Over 20 years ago Dad bought a pencil drawing of dancers that won a student award at a college for American art. He is now a founder of a dance company and has led one before he retired.
Three of his paintings (he took up painting at age 80) are beautifully framed and on our walls. I think of him every day. No, I see him in his art every day. When I take down the dog’s leash five times a day I see dance, Tuscany, and images of Aboriginal art.
As to the nunnery table, my father is Lutheran but was hired as president of a Catholic college with much vitriol. Then he went to a Protestant place as president and received hate mail about my mother, who was Catholic. So now we’ll have a nunnery desk. What goes around, comes around.
Around age seven my little sister and I left school every week to go to CCD, Catholic doctrine taught by nuns, you know, joyful and sorrowful mysteries to memorize. One day the Sister passed out envelopes from St. Joseph’s, 52 weeks, with our names on them so they knew we went to Mass there every week and could count our donations.

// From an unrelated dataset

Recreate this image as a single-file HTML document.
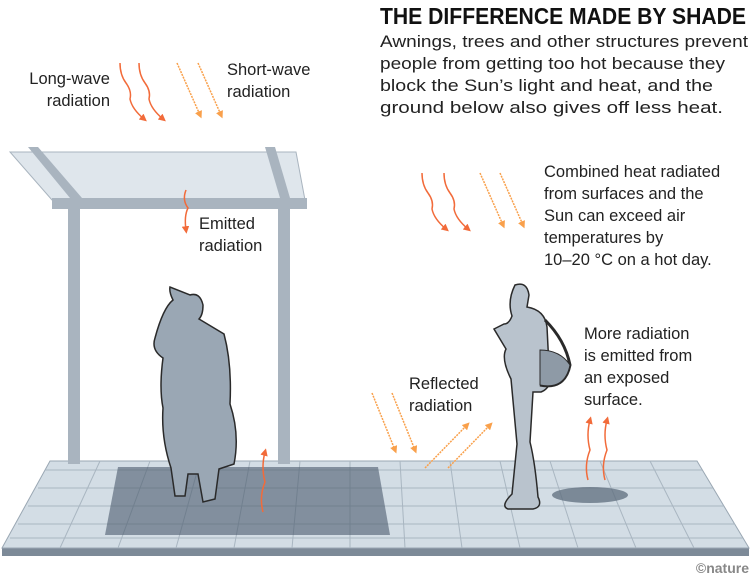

My sister declined, several times. Sister finally asked why. My little sister said “we go to St. Matthews.” Have you ever seen a nun looking like a deer in the headlights? A seven year-old girl sent her there.
I do think we know where the nun’s teaching table will be placed. Now, I must alter this altar to food to include a trip to the hardware store for a proper ruler, just in case there are errant students who need discipline. This is a long one, but worthwhile, Dee
I plan to leave an apple for the teacher, plus the knuckle-rapping ruler, and promise not to wear patent leather shoes as they may reflect up.